Agora se, por outro lado, você engaja na atividade por querer pertencer a um determinado grupo, ou simplesmente porque é a moda do momento, a pressão, a cobrança e a comparação podem fazer com que o hobby se torne uma fonte de ansiedade e frustração.

“A gente pode cair nesse padrão mesmo sem querer, porque para nós pertencer é muito importante”, explica Souza. “Isso acontece também se você cria um nível de dificuldade muito grande e se compara com as pessoas nas redes sociais.”

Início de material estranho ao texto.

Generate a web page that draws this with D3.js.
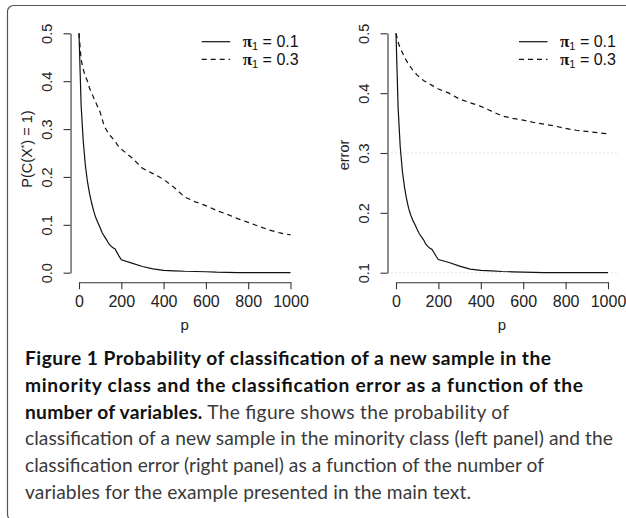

A neurocientista lembra que, se há a comparação com as redes sociais, a atividade acaba fugindo de seu princípio de ser uma atividade desconectada, longe de telas. Isso faz também com que seja diferente assistir aos vídeos de pessoas colorindo e de fato produzir algo.

Nogueira explica que é porque o processo da arte exige criatividade e desafio. “Trabalhar com as cores, os materiais, a argila, os pincéis vai afetar aquela pessoa, trazendo para ela benefícios que vão durar para vida toda.”

Ele reforça que quando ficamos apenas nas telas, sem colocar a mão na massa para elaborar, criar, brincar e imaginar, corremos o risco de nos tornarmos humanos menos criativos.